▼▼▼

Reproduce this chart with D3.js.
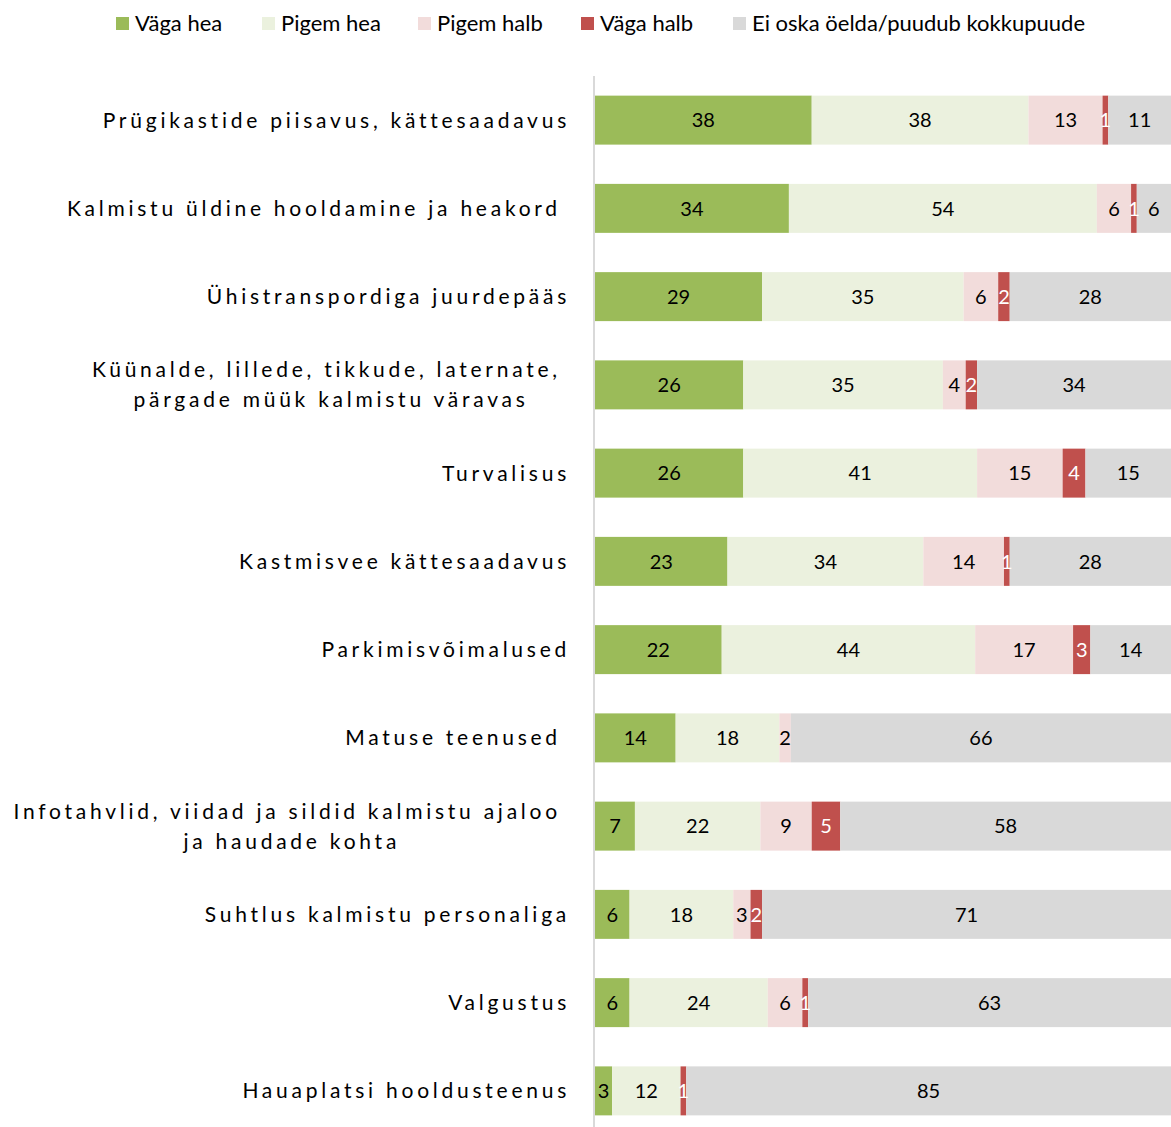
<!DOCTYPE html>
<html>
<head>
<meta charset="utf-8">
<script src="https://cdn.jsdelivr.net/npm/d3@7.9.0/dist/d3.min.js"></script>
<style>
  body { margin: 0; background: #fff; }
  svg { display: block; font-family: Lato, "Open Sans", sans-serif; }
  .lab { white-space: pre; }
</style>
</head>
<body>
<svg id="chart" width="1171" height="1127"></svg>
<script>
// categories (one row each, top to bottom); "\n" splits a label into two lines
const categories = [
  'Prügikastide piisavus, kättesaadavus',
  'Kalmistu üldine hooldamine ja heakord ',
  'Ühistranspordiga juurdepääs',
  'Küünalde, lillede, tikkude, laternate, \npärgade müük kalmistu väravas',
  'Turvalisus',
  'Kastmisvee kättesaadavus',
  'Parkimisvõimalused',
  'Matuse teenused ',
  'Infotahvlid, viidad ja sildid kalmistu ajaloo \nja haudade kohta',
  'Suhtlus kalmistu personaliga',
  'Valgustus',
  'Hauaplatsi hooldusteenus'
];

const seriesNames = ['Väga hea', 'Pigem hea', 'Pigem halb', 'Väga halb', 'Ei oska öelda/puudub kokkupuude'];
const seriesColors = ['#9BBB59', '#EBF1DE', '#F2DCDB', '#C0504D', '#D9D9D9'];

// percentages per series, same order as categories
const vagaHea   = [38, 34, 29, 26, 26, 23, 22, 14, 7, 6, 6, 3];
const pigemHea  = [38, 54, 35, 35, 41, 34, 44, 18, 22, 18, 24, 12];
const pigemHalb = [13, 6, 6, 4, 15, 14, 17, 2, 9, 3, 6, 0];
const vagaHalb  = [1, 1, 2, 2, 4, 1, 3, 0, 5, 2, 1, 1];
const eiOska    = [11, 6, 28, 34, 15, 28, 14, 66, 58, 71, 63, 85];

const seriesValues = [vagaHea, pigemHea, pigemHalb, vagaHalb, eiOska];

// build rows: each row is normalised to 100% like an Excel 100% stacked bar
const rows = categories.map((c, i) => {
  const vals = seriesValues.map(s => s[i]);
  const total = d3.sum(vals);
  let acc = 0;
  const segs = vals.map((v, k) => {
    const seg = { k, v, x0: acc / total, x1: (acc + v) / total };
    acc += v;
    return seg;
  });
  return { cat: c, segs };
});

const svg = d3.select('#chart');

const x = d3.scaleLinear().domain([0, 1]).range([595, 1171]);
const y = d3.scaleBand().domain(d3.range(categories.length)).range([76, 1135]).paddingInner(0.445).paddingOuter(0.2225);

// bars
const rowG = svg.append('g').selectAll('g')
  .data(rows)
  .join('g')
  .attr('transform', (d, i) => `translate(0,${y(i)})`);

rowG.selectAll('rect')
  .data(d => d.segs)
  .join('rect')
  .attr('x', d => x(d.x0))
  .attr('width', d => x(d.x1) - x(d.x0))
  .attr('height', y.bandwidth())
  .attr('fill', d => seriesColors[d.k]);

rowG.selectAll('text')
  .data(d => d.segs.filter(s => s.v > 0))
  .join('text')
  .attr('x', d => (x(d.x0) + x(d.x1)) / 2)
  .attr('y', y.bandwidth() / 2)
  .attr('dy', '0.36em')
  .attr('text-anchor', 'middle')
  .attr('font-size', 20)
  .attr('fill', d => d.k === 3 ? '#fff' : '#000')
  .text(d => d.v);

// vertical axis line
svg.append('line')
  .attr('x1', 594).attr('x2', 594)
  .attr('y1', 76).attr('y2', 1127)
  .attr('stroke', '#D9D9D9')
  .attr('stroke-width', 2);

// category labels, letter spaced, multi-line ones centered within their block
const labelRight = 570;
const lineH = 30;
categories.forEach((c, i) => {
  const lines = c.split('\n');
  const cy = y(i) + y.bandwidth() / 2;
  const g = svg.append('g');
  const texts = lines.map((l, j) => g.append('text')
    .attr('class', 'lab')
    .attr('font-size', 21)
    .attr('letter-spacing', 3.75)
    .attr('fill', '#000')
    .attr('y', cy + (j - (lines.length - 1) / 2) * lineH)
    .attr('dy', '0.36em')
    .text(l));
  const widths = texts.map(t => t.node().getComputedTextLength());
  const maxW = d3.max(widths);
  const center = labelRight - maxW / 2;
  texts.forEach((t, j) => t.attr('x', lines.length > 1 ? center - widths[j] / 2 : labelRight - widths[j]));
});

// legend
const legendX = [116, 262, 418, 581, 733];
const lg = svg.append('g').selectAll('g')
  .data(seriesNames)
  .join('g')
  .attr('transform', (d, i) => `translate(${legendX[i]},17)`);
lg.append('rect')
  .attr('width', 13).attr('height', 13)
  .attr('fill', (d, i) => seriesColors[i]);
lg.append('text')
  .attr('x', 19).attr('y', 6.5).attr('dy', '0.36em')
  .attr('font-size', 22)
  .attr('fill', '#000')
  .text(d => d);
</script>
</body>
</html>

▲▲▲

The request
Extract, word for word, each line from the top of the data down to and including the line with "pigemHalb, vagaHalb, eiOska];"; skip the pictures.

Solution below
Reproduce this chart with D3.js.
<!DOCTYPE html>
<html>
<head>
<meta charset="utf-8">
<script src="https://cdn.jsdelivr.net/npm/d3@7.9.0/dist/d3.min.js"></script>
<style>
  body { margin: 0; background: #fff; }
  svg { display: block; font-family: Lato, "Open Sans", sans-serif; }
  .lab { white-space: pre; }
</style>
</head>
<body>
<svg id="chart" width="1171" height="1127"></svg>
<script>
// categories (one row each, top to bottom); "\n" splits a label into two lines
const categories = [
  'Prügikastide piisavus, kättesaadavus',
  'Kalmistu üldine hooldamine ja heakord ',
  'Ühistranspordiga juurdepääs',
  'Küünalde, lillede, tikkude, laternate, \npärgade müük kalmistu väravas',
  'Turvalisus',
  'Kastmisvee kättesaadavus',
  'Parkimisvõimalused',
  'Matuse teenused ',
  'Infotahvlid, viidad ja sildid kalmistu ajaloo \nja haudade kohta',
  'Suhtlus kalmistu personaliga',
  'Valgustus',
  'Hauaplatsi hooldusteenus'
];

const seriesNames = ['Väga hea', 'Pigem hea', 'Pigem halb', 'Väga halb', 'Ei oska öelda/puudub kokkupuude'];
const seriesColors = ['#9BBB59', '#EBF1DE', '#F2DCDB', '#C0504D', '#D9D9D9'];

// percentages per series, same order as categories
const vagaHea   = [38, 34, 29, 26, 26, 23, 22, 14, 7, 6, 6, 3];
const pigemHea  = [38, 54, 35, 35, 41, 34, 44, 18, 22, 18, 24, 12];
const pigemHalb = [13, 6, 6, 4, 15, 14, 17, 2, 9, 3, 6, 0];
const vagaHalb  = [1, 1, 2, 2, 4, 1, 3, 0, 5, 2, 1, 1];
const eiOska    = [11, 6, 28, 34, 15, 28, 14, 66, 58, 71, 63, 85];

const seriesValues = [vagaHea, pigemHea, pigemHalb, vagaHalb, eiOska];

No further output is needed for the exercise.